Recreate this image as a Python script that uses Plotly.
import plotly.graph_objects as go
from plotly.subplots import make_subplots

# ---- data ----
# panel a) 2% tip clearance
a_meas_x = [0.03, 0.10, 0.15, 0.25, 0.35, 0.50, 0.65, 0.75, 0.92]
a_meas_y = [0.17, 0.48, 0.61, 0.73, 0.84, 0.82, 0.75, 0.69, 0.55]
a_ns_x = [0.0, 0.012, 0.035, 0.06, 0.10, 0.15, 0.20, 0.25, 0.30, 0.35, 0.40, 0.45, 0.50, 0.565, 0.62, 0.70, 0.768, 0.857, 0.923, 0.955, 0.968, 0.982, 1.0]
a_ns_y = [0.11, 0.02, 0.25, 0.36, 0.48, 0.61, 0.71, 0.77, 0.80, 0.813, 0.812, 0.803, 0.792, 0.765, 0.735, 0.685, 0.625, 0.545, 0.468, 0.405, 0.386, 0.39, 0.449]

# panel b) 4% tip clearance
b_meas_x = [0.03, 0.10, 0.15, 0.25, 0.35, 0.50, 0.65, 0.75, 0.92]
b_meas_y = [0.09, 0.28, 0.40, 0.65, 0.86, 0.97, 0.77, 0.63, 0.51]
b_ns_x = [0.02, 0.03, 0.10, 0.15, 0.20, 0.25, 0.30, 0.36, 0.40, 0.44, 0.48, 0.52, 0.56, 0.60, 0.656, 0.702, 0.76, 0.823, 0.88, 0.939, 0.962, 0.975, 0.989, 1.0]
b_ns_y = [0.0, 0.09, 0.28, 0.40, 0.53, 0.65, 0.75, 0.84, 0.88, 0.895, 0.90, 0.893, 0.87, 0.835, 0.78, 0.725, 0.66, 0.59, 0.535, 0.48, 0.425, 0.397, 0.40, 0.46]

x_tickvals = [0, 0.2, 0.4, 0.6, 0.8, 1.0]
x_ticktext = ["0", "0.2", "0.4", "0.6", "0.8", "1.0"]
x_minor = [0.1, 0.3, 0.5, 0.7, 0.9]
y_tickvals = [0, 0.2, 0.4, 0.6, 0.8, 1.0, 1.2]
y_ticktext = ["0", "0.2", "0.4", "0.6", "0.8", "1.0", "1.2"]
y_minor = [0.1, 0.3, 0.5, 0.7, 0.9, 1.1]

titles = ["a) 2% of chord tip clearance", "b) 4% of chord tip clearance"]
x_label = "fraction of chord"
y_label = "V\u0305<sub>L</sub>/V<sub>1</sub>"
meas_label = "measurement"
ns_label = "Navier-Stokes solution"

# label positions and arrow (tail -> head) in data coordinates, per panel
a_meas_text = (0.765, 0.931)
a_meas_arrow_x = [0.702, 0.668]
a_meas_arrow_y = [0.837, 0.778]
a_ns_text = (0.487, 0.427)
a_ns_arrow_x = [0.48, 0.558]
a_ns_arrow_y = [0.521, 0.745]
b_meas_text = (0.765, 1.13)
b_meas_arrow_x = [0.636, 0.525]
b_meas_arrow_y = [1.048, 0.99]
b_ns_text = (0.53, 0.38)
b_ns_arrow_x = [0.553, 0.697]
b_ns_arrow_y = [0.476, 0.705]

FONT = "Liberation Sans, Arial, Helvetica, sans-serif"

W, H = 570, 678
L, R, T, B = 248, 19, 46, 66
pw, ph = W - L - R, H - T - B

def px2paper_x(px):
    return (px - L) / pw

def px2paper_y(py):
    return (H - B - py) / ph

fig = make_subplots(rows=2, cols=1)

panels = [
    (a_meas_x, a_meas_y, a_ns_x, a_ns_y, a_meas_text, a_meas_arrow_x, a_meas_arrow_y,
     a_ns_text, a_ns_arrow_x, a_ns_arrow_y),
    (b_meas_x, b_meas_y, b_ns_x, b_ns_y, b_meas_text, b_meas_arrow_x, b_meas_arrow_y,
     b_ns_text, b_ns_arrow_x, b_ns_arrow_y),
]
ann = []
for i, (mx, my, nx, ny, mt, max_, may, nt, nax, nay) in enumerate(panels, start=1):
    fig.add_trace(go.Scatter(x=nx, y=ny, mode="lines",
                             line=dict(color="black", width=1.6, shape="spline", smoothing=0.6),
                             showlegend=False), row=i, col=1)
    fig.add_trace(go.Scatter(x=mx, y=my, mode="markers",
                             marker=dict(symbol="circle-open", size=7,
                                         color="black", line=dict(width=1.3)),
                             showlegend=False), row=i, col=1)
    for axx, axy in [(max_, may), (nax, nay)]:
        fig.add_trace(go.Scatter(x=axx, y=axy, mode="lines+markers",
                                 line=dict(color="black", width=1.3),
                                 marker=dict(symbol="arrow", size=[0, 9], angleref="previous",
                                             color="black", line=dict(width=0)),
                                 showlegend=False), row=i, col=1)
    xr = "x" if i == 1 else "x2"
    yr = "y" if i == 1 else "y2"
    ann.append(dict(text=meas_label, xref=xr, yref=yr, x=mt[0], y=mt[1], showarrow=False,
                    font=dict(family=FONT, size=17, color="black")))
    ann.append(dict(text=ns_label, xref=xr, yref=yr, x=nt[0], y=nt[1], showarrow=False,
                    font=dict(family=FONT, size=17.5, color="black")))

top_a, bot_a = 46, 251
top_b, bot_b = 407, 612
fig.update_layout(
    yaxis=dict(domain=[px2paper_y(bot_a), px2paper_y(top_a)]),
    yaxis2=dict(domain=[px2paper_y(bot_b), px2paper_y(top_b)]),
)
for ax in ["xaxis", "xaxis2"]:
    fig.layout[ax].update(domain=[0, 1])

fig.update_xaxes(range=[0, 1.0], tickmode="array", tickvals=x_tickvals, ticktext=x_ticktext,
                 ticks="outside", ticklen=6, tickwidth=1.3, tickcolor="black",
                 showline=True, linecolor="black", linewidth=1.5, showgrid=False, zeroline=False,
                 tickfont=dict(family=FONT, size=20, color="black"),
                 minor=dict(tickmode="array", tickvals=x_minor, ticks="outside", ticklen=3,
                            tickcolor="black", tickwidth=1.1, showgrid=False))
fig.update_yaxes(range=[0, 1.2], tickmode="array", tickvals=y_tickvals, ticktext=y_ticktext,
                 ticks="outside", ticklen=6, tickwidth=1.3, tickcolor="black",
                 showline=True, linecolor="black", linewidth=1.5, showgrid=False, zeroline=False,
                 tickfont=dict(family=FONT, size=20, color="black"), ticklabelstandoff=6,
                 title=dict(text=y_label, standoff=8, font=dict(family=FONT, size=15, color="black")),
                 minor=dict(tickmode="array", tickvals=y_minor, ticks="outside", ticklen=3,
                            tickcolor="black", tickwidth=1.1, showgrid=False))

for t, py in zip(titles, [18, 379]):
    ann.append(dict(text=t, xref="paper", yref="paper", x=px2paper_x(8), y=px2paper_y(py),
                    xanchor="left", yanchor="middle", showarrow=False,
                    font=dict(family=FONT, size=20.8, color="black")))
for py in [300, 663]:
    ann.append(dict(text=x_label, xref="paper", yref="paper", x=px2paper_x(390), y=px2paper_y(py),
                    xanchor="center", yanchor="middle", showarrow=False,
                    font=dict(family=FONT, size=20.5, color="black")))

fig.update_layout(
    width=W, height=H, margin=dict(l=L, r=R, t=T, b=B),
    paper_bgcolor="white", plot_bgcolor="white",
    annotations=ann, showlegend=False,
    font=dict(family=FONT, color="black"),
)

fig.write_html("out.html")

++++++++++++++++++++

• _Exercise prompt_
Recopy the whole listing exactly.

• _Complete response_
Recreate this image as a Python script that uses Plotly.
import plotly.graph_objects as go
from plotly.subplots import make_subplots

# ---- data ----
# panel a) 2% tip clearance
a_meas_x = [0.03, 0.10, 0.15, 0.25, 0.35, 0.50, 0.65, 0.75, 0.92]
a_meas_y = [0.17, 0.48, 0.61, 0.73, 0.84, 0.82, 0.75, 0.69, 0.55]
a_ns_x = [0.0, 0.012, 0.035, 0.06, 0.10, 0.15, 0.20, 0.25, 0.30, 0.35, 0.40, 0.45, 0.50, 0.565, 0.62, 0.70, 0.768, 0.857, 0.923, 0.955, 0.968, 0.982, 1.0]
a_ns_y = [0.11, 0.02, 0.25, 0.36, 0.48, 0.61, 0.71, 0.77, 0.80, 0.813, 0.812, 0.803, 0.792, 0.765, 0.735, 0.685, 0.625, 0.545, 0.468, 0.405, 0.386, 0.39, 0.449]

# panel b) 4% tip clearance
b_meas_x = [0.03, 0.10, 0.15, 0.25, 0.35, 0.50, 0.65, 0.75, 0.92]
b_meas_y = [0.09, 0.28, 0.40, 0.65, 0.86, 0.97, 0.77, 0.63, 0.51]
b_ns_x = [0.02, 0.03, 0.10, 0.15, 0.20, 0.25, 0.30, 0.36, 0.40, 0.44, 0.48, 0.52, 0.56, 0.60, 0.656, 0.702, 0.76, 0.823, 0.88, 0.939, 0.962, 0.975, 0.989, 1.0]
b_ns_y = [0.0, 0.09, 0.28, 0.40, 0.53, 0.65, 0.75, 0.84, 0.88, 0.895, 0.90, 0.893, 0.87, 0.835, 0.78, 0.725, 0.66, 0.59, 0.535, 0.48, 0.425, 0.397, 0.40, 0.46]

x_tickvals = [0, 0.2, 0.4, 0.6, 0.8, 1.0]
x_ticktext = ["0", "0.2", "0.4", "0.6", "0.8", "1.0"]
x_minor = [0.1, 0.3, 0.5, 0.7, 0.9]
y_tickvals = [0, 0.2, 0.4, 0.6, 0.8, 1.0, 1.2]
y_ticktext = ["0", "0.2", "0.4", "0.6", "0.8", "1.0", "1.2"]
y_minor = [0.1, 0.3, 0.5, 0.7, 0.9, 1.1]

titles = ["a) 2% of chord tip clearance", "b) 4% of chord tip clearance"]
x_label = "fraction of chord"
y_label = "V\u0305<sub>L</sub>/V<sub>1</sub>"
meas_label = "measurement"
ns_label = "Navier-Stokes solution"

# label positions and arrow (tail -> head) in data coordinates, per panel
a_meas_text = (0.765, 0.931)
a_meas_arrow_x = [0.702, 0.668]
a_meas_arrow_y = [0.837, 0.778]
a_ns_text = (0.487, 0.427)
a_ns_arrow_x = [0.48, 0.558]
a_ns_arrow_y = [0.521, 0.745]
b_meas_text = (0.765, 1.13)
b_meas_arrow_x = [0.636, 0.525]
b_meas_arrow_y = [1.048, 0.99]
b_ns_text = (0.53, 0.38)
b_ns_arrow_x = [0.553, 0.697]
b_ns_arrow_y = [0.476, 0.705]

FONT = "Liberation Sans, Arial, Helvetica, sans-serif"

W, H = 570, 678
L, R, T, B = 248, 19, 46, 66
pw, ph = W - L - R, H - T - B

def px2paper_x(px):
    return (px - L) / pw

def px2paper_y(py):
    return (H - B - py) / ph

fig = make_subplots(rows=2, cols=1)

panels = [
    (a_meas_x, a_meas_y, a_ns_x, a_ns_y, a_meas_text, a_meas_arrow_x, a_meas_arrow_y,
     a_ns_text, a_ns_arrow_x, a_ns_arrow_y),
    (b_meas_x, b_meas_y, b_ns_x, b_ns_y, b_meas_text, b_meas_arrow_x, b_meas_arrow_y,
     b_ns_text, b_ns_arrow_x, b_ns_arrow_y),
]
ann = []
for i, (mx, my, nx, ny, mt, max_, may, nt, nax, nay) in enumerate(panels, start=1):
    fig.add_trace(go.Scatter(x=nx, y=ny, mode="lines",
                             line=dict(color="black", width=1.6, shape="spline", smoothing=0.6),
                             showlegend=False), row=i, col=1)
    fig.add_trace(go.Scatter(x=mx, y=my, mode="markers",
                             marker=dict(symbol="circle-open", size=7,
                                         color="black", line=dict(width=1.3)),
                             showlegend=False), row=i, col=1)
    for axx, axy in [(max_, may), (nax, nay)]:
        fig.add_trace(go.Scatter(x=axx, y=axy, mode="lines+markers",
                                 line=dict(color="black", width=1.3),
                                 marker=dict(symbol="arrow", size=[0, 9], angleref="previous",
                                             color="black", line=dict(width=0)),
                                 showlegend=False), row=i, col=1)
    xr = "x" if i == 1 else "x2"
    yr = "y" if i == 1 else "y2"
    ann.append(dict(text=meas_label, xref=xr, yref=yr, x=mt[0], y=mt[1], showarrow=False,
                    font=dict(family=FONT, size=17, color="black")))
    ann.append(dict(text=ns_label, xref=xr, yref=yr, x=nt[0], y=nt[1], showarrow=False,
                    font=dict(family=FONT, size=17.5, color="black")))

top_a, bot_a = 46, 251
top_b, bot_b = 407, 612
fig.update_layout(
    yaxis=dict(domain=[px2paper_y(bot_a), px2paper_y(top_a)]),
    yaxis2=dict(domain=[px2paper_y(bot_b), px2paper_y(top_b)]),
)
for ax in ["xaxis", "xaxis2"]:
    fig.layout[ax].update(domain=[0, 1])

fig.update_xaxes(range=[0, 1.0], tickmode="array", tickvals=x_tickvals, ticktext=x_ticktext,
                 ticks="outside", ticklen=6, tickwidth=1.3, tickcolor="black",
                 showline=True, linecolor="black", linewidth=1.5, showgrid=False, zeroline=False,
                 tickfont=dict(family=FONT, size=20, color="black"),
                 minor=dict(tickmode="array", tickvals=x_minor, ticks="outside", ticklen=3,
                            tickcolor="black", tickwidth=1.1, showgrid=False))
fig.update_yaxes(range=[0, 1.2], tickmode="array", tickvals=y_tickvals, ticktext=y_ticktext,
                 ticks="outside", ticklen=6, tickwidth=1.3, tickcolor="black",
                 showline=True, linecolor="black", linewidth=1.5, showgrid=False, zeroline=False,
                 tickfont=dict(family=FONT, size=20, color="black"), ticklabelstandoff=6,
                 title=dict(text=y_label, standoff=8, font=dict(family=FONT, size=15, color="black")),
                 minor=dict(tickmode="array", tickvals=y_minor, ticks="outside", ticklen=3,
                            tickcolor="black", tickwidth=1.1, showgrid=False))

for t, py in zip(titles, [18, 379]):
    ann.append(dict(text=t, xref="paper", yref="paper", x=px2paper_x(8), y=px2paper_y(py),
                    xanchor="left", yanchor="middle", showarrow=False,
                    font=dict(family=FONT, size=20.8, color="black")))
for py in [300, 663]:
    ann.append(dict(text=x_label, xref="paper", yref="paper", x=px2paper_x(390), y=px2paper_y(py),
                    xanchor="center", yanchor="middle", showarrow=False,
                    font=dict(family=FONT, size=20.5, color="black")))

fig.update_layout(
    width=W, height=H, margin=dict(l=L, r=R, t=T, b=B),
    paper_bgcolor="white", plot_bgcolor="white",
    annotations=ann, showlegend=False,
    font=dict(family=FONT, color="black"),
)

fig.write_html("out.html")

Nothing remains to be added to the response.